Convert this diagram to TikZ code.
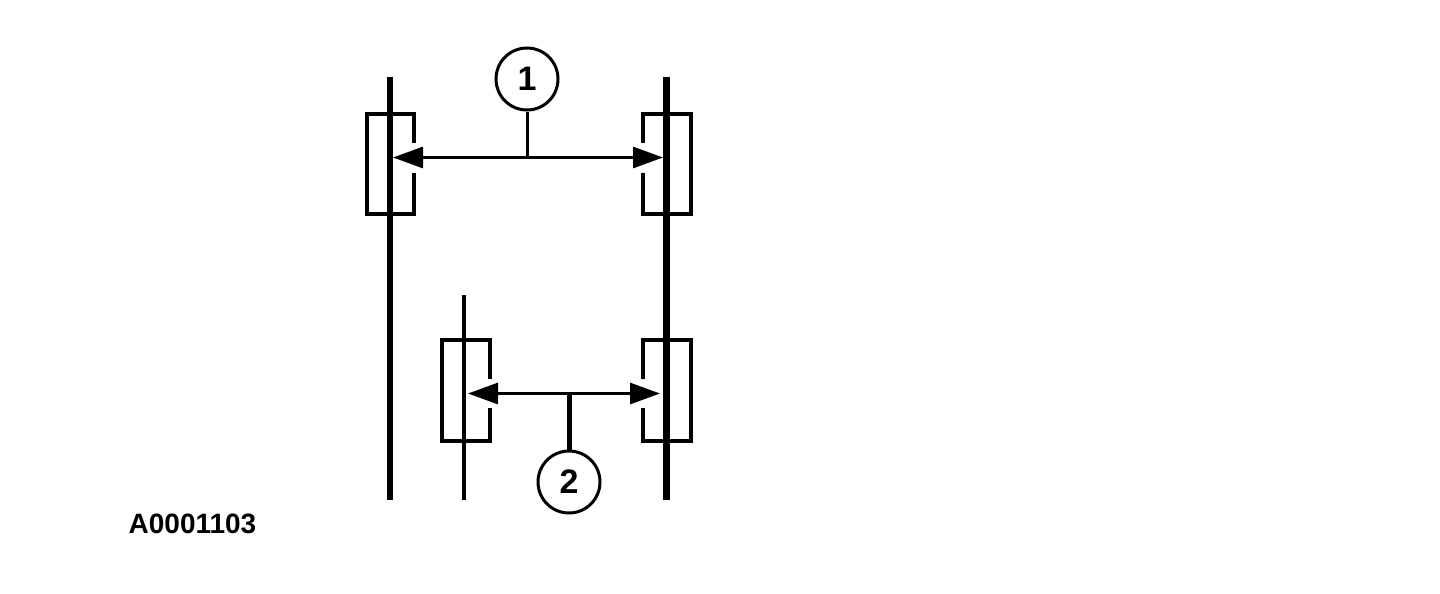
\documentclass[tikz,border=0pt]{standalone}
\usepackage{fontspec}
\setmainfont{Liberation Sans}
\usetikzlibrary{arrows.meta}
\tikzstyle{callout} = [circle, minimum size=31pt, inner sep=0pt, text centered, draw=black, line width=1.5pt, font=\fontsize{17}{17}\selectfont\bfseries]
\tikzstyle{caption} = [inner sep=0pt, font=\fontsize{14}{14}\selectfont\bfseries]
\tikzstyle{axle} = [line width=3.2pt]
\tikzstyle{thinaxle} = [line width=2pt]
\tikzstyle{wheel} = [line width=2pt, miter limit=10]
\tikzstyle{leader} = [line width=1.5pt]
\tikzstyle{arrow} = [-{Stealth[length=15pt, width=10.5pt, inset=0pt]}, line width=1.5pt]

\begin{document}
\begin{tikzpicture}[x=0.5pt, y=-0.5pt]
		\useasboundingbox (0,0) rectangle (1440,594);
		%callouts and part number
		\node[callout](num1) at (527,79){1};
		\node[callout](num2) at (569,482){2};
		\node[caption](partno) at (192.5,523.5){A0001103};
		%axle ends
		\coordinate (topL) at (390,77);
		\coordinate (botL) at (390,500);
		\coordinate (topR) at (666.5,77);
		\coordinate (botR) at (666.5,500);
		\coordinate (topM) at (464,295);
		\coordinate (botM) at (464,500);
		%arrow points
		\coordinate (jun1) at (527,157.5);
		\coordinate (tip1L) at (393,157.5);
		\coordinate (tip1R) at (663,157.5);
		\coordinate (jun2) at (569,393.5);
		\coordinate (tip2L) at (468,393.5);
		\coordinate (tip2R) at (660,393.5);
		%axles
		\draw [axle] (topL) -- (botL);
		\draw [axle] (topR) -- (botR);
		\draw [thinaxle] (topM) -- (botM);
		%wheels with a gap for the arrow
		\draw [wheel] (414,143) -- (414,114) -- (366.5,114) -- (366.5,214) -- (414,214) -- (414,173);
		\draw [wheel] (642.5,143) -- (642.5,114) -- (691,114) -- (691,214) -- (642.5,214) -- (642.5,173);
		\draw [wheel] (490,379) -- (490,340) -- (441.5,340) -- (441.5,441) -- (490,441) -- (490,408);
		\draw [wheel] (642.5,379) -- (642.5,340) -- (691,340) -- (691,441) -- (642.5,441) -- (642.5,408);
		%leaders and arrows
		\draw [leader] (num1) -- (jun1);
		\draw [arrow] (jun1) -- (tip1L);
		\draw [arrow] (jun1) -- (tip1R);
		\draw [leader, line width=2.5pt] (num2) -- (jun2);
		\draw [arrow] (jun2) -- (tip2L);
		\draw [arrow] (jun2) -- (tip2R);

	\end{tikzpicture}
\end{document}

**SHORT TASK:**
Return the listing above unchanged, apart from dropping its pictures.

**WORKED SOLUTION:**
Convert this diagram to TikZ code.
\documentclass[tikz,border=0pt]{standalone}
\usepackage{fontspec}
\setmainfont{Liberation Sans}
\usetikzlibrary{arrows.meta}
\tikzstyle{callout} = [circle, minimum size=31pt, inner sep=0pt, text centered, draw=black, line width=1.5pt, font=\fontsize{17}{17}\selectfont\bfseries]
\tikzstyle{caption} = [inner sep=0pt, font=\fontsize{14}{14}\selectfont\bfseries]
\tikzstyle{axle} = [line width=3.2pt]
\tikzstyle{thinaxle} = [line width=2pt]
\tikzstyle{wheel} = [line width=2pt, miter limit=10]
\tikzstyle{leader} = [line width=1.5pt]
\tikzstyle{arrow} = [-{Stealth[length=15pt, width=10.5pt, inset=0pt]}, line width=1.5pt]

\begin{document}
\begin{tikzpicture}[x=0.5pt, y=-0.5pt]
		\useasboundingbox (0,0) rectangle (1440,594);
		%callouts and part number
		\node[callout](num1) at (527,79){1};
		\node[callout](num2) at (569,482){2};
		\node[caption](partno) at (192.5,523.5){A0001103};
		%axle ends
		\coordinate (topL) at (390,77);
		\coordinate (botL) at (390,500);
		\coordinate (topR) at (666.5,77);
		\coordinate (botR) at (666.5,500);
		\coordinate (topM) at (464,295);
		\coordinate (botM) at (464,500);
		%arrow points
		\coordinate (jun1) at (527,157.5);
		\coordinate (tip1L) at (393,157.5);
		\coordinate (tip1R) at (663,157.5);
		\coordinate (jun2) at (569,393.5);
		\coordinate (tip2L) at (468,393.5);
		\coordinate (tip2R) at (660,393.5);
		%axles
		\draw [axle] (topL) -- (botL);
		\draw [axle] (topR) -- (botR);
		\draw [thinaxle] (topM) -- (botM);
		%wheels with a gap for the arrow
		\draw [wheel] (414,143) -- (414,114) -- (366.5,114) -- (366.5,214) -- (414,214) -- (414,173);
		\draw [wheel] (642.5,143) -- (642.5,114) -- (691,114) -- (691,214) -- (642.5,214) -- (642.5,173);
		\draw [wheel] (490,379) -- (490,340) -- (441.5,340) -- (441.5,441) -- (490,441) -- (490,408);
		\draw [wheel] (642.5,379) -- (642.5,340) -- (691,340) -- (691,441) -- (642.5,441) -- (642.5,408);
		%leaders and arrows
		\draw [leader] (num1) -- (jun1);
		\draw [arrow] (jun1) -- (tip1L);
		\draw [arrow] (jun1) -- (tip1R);
		\draw [leader, line width=2.5pt] (num2) -- (jun2);
		\draw [arrow] (jun2) -- (tip2L);
		\draw [arrow] (jun2) -- (tip2R);

	\end{tikzpicture}
\end{document}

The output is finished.